After the man’s death, Mr Sharifi was arrested. He was jailed for two months and ordered to pay Dh200,000 in blood money to the victim’s family.
“I feel guilty that a man died at my hands but I don’t know what I did wrong,” says Mr Sharifi. “I wasn’t on drugs, I wasn’t speeding, I didn’t cross a red light. I didn’t break any laws but it’s my fate I guess. I am responsible for another man’s death. I took him away from his family – his children if he has any kids or a wife.”
Mr Sharifi was released two months later but his passport was detained by the authorities.
If the late Indian’s family asks for blood money, he will have to return to prison until he pays the amount.
Presently, Mr Sharifi is unemployed and his father is retired.
“On the day of the accident, I had just been offered a job and I felt like I was on top of the world.
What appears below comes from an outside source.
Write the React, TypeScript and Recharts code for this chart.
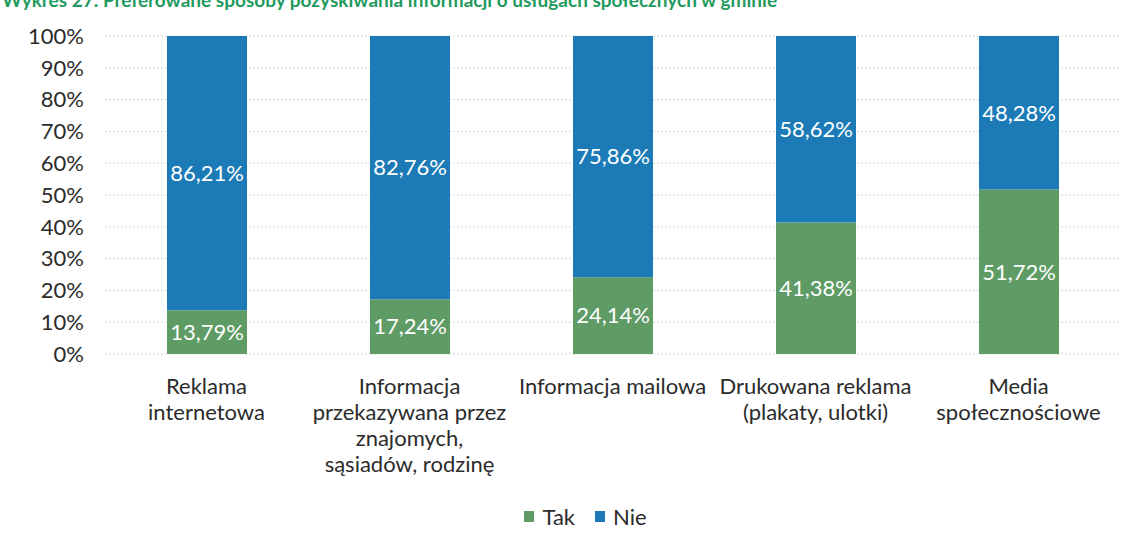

I contacted them after I was released and they said they can’t hire me unless I give them my original passport,” he says.
Mr Sharifi says he is unable to pay blood money, but he needs his passport.
“I’ve looked everywhere and asked everyone but no one seems to know him [the deceased],” he says.
“My brother said that he will go to India and ask around. Maybe someone will recognise him, but we are praying that they will not ask for blood money or maybe discount it so that I’m not sent back to jail.”
Hisham Al Zahrani, at Dar Al Ber Society, is asking the public to help Mr Sharifi raise the funds for the blood money. “What happened to Amin could have happened to any one of us,” he says.
“He has a bright future ahead of him and we do hope that readers can help him have this life by paying off the blood money.”